Reimann: "Und so weiß ich auch von Kolleginnen und Kollegen, dass sie angemailt wurden. Das ist aber etwas, was wir aber von Chatseelsorge.de so nicht wollen, sondern ganz klar das auf das Medium Chat begrenzen wollen. Denn sonst ist es auch ganz schwierig, Pfarrerinnen und Pfarrer zu gewinnen, die bei Chatseelsorge mitarbeiten. Sie haben ja noch ihre normale Gemeindearbeit in der Regel und machen diesen Dienst ja noch ehrenamtlich zusätzlich zu diesem Dienst. Und wenn sie dann noch Menschen weiter begleiten müssten, das würden sie auch nicht aushalten und von daher ist das einfach zum beidseitigen Schutz so, dass mit dem Chat das zu Ende ist."

Die Telefonseelsorge ist in der Vergangenheit gelegentlich als "Pfarrhaus des 20. Jahrhunderts" bezeichnet worden. Die Leitungen sind 24 Stunden offen, hier kann man zu jeder Tages- und Nachtzeit an die virtuelle Tür klopfen. Analog könnte man das Internet als Pfarrhaus des 21. Jahrhunderts bezeichnen.

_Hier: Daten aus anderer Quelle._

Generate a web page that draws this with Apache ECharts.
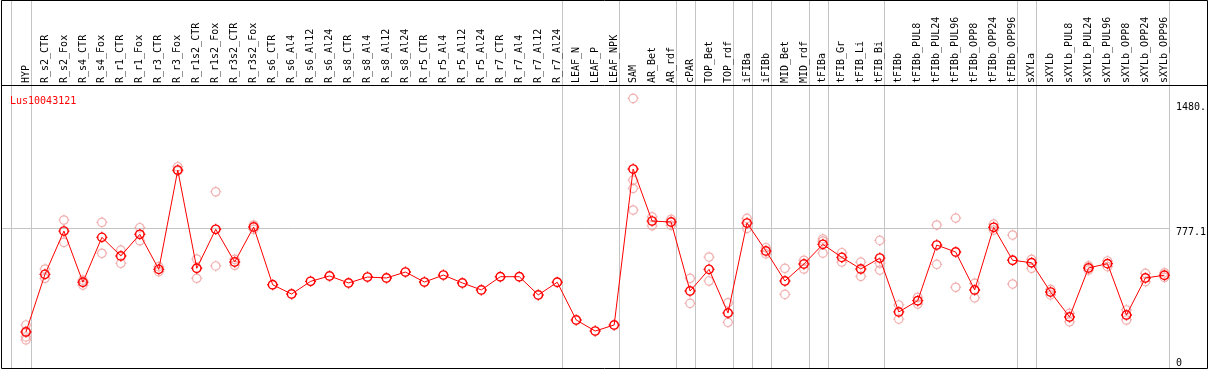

Holschuh: "Der Begriff Pfarrhaus, der ändert sich, da gehen nicht Menschen zu einem Gebäude, sondern Kirche oder Seelsorge oder Beratung kommt in die Wohnungen hinein."

Der Vorteil von Seelsorge im Internet liegt vor allem in einer Diversifizierung seelsorglicher Möglichkeiten. Es wäre zu wünschen, dass die Kirche mehr Ressourcen in diese Angebote investieren könnte, da sie hier ihren Dienst am Menschen ganz direkt verrichten kann. Und die Nachfrage besteht. Dabei darf man allerdings nicht vergessen, dass auch das "alte" Pfarrhaus nach wie vor seine Daseinsberechtigung hat.

Reimann: "Umgekehrt erreiche ich natürlich auch durch Seelsorgeangebote vor Ort auch Menschen, die ich vielleicht online nicht erreiche. Ich glaube, alle diese Seelsorgeformen sind wichtig. Und sie sind eben deswegen wichtig, weil jede dieser Seelsorgeformen unterschiedliche Menschen erreicht."